- [Short exercise] Write out each line that follows exactly as it stands, without the pictures.

## START

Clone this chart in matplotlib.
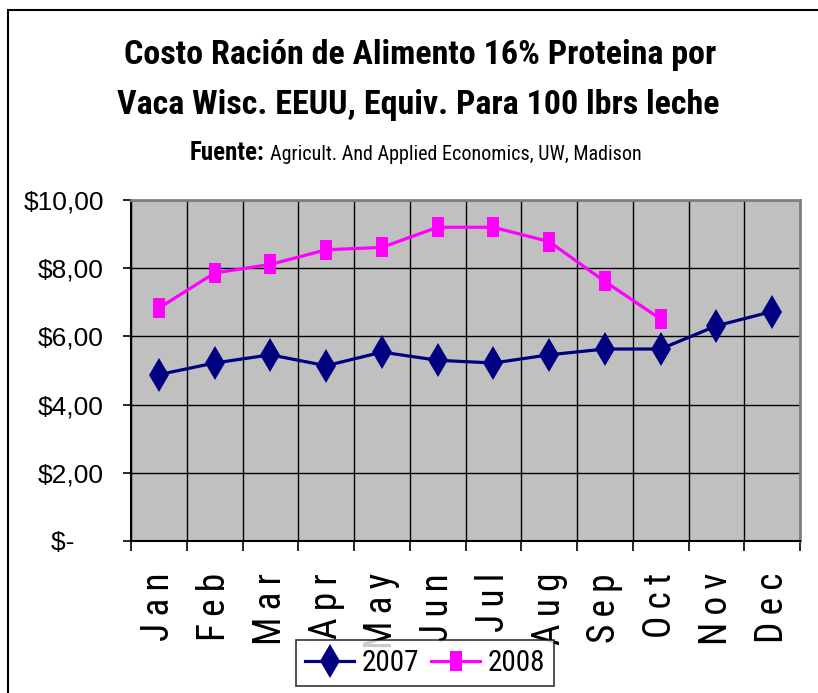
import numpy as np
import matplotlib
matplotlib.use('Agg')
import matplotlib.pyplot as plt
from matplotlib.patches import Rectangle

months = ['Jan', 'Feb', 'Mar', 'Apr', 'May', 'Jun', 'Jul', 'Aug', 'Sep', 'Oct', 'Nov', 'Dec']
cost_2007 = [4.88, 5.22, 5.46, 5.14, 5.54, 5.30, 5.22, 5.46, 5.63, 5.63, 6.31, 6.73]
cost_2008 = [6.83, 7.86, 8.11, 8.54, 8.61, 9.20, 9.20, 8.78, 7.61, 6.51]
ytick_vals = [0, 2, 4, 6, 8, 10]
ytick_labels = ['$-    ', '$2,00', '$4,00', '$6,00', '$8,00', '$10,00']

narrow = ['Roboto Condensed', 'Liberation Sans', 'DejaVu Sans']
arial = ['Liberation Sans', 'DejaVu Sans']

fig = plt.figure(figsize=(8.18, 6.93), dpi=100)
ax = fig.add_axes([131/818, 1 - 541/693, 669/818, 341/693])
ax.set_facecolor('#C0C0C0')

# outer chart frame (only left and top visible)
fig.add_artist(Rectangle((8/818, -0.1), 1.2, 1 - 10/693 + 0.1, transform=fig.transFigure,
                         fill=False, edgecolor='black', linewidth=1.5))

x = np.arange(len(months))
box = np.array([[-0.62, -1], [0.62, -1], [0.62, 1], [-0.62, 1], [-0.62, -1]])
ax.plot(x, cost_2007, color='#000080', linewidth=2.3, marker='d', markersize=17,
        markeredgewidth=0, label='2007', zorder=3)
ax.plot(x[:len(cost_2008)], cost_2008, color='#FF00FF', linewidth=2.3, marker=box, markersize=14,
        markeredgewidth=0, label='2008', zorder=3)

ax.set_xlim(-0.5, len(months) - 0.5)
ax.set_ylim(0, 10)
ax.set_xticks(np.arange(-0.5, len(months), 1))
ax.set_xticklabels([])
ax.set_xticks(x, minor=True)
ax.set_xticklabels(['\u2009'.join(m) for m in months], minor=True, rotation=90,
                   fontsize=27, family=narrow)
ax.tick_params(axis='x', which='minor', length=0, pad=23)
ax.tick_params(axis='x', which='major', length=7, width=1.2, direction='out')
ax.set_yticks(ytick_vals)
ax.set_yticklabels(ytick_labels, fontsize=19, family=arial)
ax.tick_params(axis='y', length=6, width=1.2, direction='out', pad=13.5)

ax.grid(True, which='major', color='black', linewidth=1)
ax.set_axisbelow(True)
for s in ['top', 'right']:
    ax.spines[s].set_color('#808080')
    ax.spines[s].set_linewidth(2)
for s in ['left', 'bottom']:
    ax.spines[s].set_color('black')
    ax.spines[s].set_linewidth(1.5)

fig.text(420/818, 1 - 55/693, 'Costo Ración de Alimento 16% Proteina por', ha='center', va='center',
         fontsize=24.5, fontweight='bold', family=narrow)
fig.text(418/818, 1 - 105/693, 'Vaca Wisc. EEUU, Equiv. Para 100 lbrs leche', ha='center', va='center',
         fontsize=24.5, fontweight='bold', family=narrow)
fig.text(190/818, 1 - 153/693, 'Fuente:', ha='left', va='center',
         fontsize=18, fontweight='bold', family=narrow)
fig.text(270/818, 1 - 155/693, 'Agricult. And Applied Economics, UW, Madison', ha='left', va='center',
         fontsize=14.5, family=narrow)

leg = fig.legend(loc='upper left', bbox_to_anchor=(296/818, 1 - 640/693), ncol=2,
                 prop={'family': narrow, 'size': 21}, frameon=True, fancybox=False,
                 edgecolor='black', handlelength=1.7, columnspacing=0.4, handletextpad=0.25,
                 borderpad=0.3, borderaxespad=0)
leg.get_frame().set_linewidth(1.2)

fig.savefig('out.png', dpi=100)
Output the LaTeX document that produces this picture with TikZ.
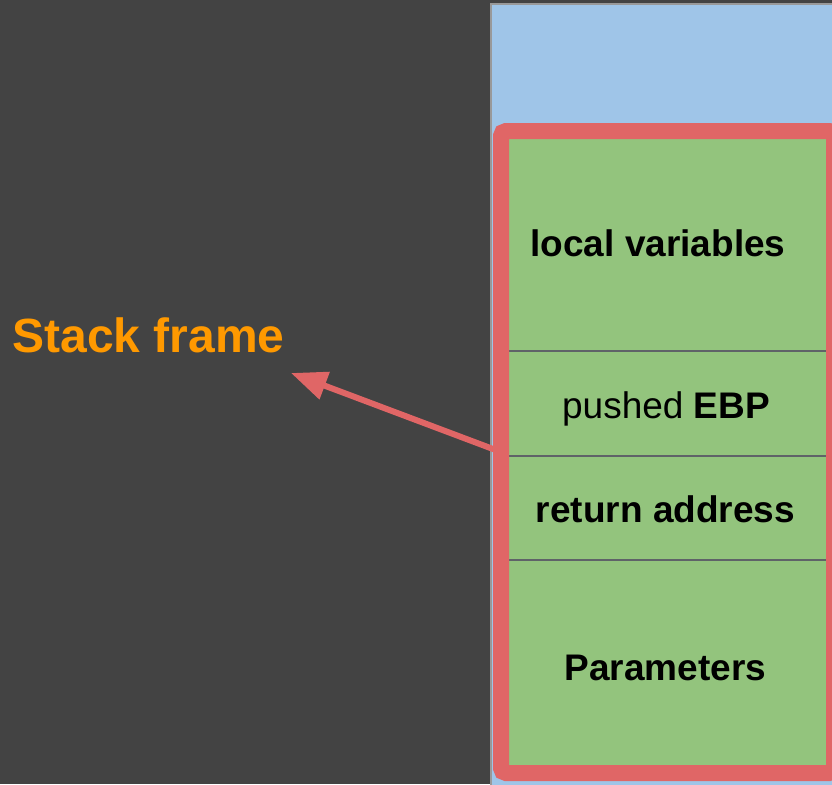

## END

- [Response for this exercise]
Clone this chart in matplotlib.
import numpy as np
import matplotlib
matplotlib.use('Agg')
import matplotlib.pyplot as plt
from matplotlib.patches import Rectangle

months = ['Jan', 'Feb', 'Mar', 'Apr', 'May', 'Jun', 'Jul', 'Aug', 'Sep', 'Oct', 'Nov', 'Dec']
cost_2007 = [4.88, 5.22, 5.46, 5.14, 5.54, 5.30, 5.22, 5.46, 5.63, 5.63, 6.31, 6.73]
cost_2008 = [6.83, 7.86, 8.11, 8.54, 8.61, 9.20, 9.20, 8.78, 7.61, 6.51]
ytick_vals = [0, 2, 4, 6, 8, 10]
ytick_labels = ['$-    ', '$2,00', '$4,00', '$6,00', '$8,00', '$10,00']

narrow = ['Roboto Condensed', 'Liberation Sans', 'DejaVu Sans']
arial = ['Liberation Sans', 'DejaVu Sans']

fig = plt.figure(figsize=(8.18, 6.93), dpi=100)
ax = fig.add_axes([131/818, 1 - 541/693, 669/818, 341/693])
ax.set_facecolor('#C0C0C0')

# outer chart frame (only left and top visible)
fig.add_artist(Rectangle((8/818, -0.1), 1.2, 1 - 10/693 + 0.1, transform=fig.transFigure,
                         fill=False, edgecolor='black', linewidth=1.5))

x = np.arange(len(months))
box = np.array([[-0.62, -1], [0.62, -1], [0.62, 1], [-0.62, 1], [-0.62, -1]])
ax.plot(x, cost_2007, color='#000080', linewidth=2.3, marker='d', markersize=17,
        markeredgewidth=0, label='2007', zorder=3)
ax.plot(x[:len(cost_2008)], cost_2008, color='#FF00FF', linewidth=2.3, marker=box, markersize=14,
        markeredgewidth=0, label='2008', zorder=3)

ax.set_xlim(-0.5, len(months) - 0.5)
ax.set_ylim(0, 10)
ax.set_xticks(np.arange(-0.5, len(months), 1))
ax.set_xticklabels([])
ax.set_xticks(x, minor=True)
ax.set_xticklabels(['\u2009'.join(m) for m in months], minor=True, rotation=90,
                   fontsize=27, family=narrow)
ax.tick_params(axis='x', which='minor', length=0, pad=23)
ax.tick_params(axis='x', which='major', length=7, width=1.2, direction='out')
ax.set_yticks(ytick_vals)
ax.set_yticklabels(ytick_labels, fontsize=19, family=arial)
ax.tick_params(axis='y', length=6, width=1.2, direction='out', pad=13.5)

ax.grid(True, which='major', color='black', linewidth=1)
ax.set_axisbelow(True)
for s in ['top', 'right']:
    ax.spines[s].set_color('#808080')
    ax.spines[s].set_linewidth(2)
for s in ['left', 'bottom']:
    ax.spines[s].set_color('black')
    ax.spines[s].set_linewidth(1.5)

fig.text(420/818, 1 - 55/693, 'Costo Ración de Alimento 16% Proteina por', ha='center', va='center',
         fontsize=24.5, fontweight='bold', family=narrow)
fig.text(418/818, 1 - 105/693, 'Vaca Wisc. EEUU, Equiv. Para 100 lbrs leche', ha='center', va='center',
         fontsize=24.5, fontweight='bold', family=narrow)
fig.text(190/818, 1 - 153/693, 'Fuente:', ha='left', va='center',
         fontsize=18, fontweight='bold', family=narrow)
fig.text(270/818, 1 - 155/693, 'Agricult. And Applied Economics, UW, Madison', ha='left', va='center',
         fontsize=14.5, family=narrow)

leg = fig.legend(loc='upper left', bbox_to_anchor=(296/818, 1 - 640/693), ncol=2,
                 prop={'family': narrow, 'size': 21}, frameon=True, fancybox=False,
                 edgecolor='black', handlelength=1.7, columnspacing=0.4, handletextpad=0.25,
                 borderpad=0.3, borderaxespad=0)
leg.get_frame().set_linewidth(1.2)

fig.savefig('out.png', dpi=100)
Output the LaTeX document that produces this picture with TikZ.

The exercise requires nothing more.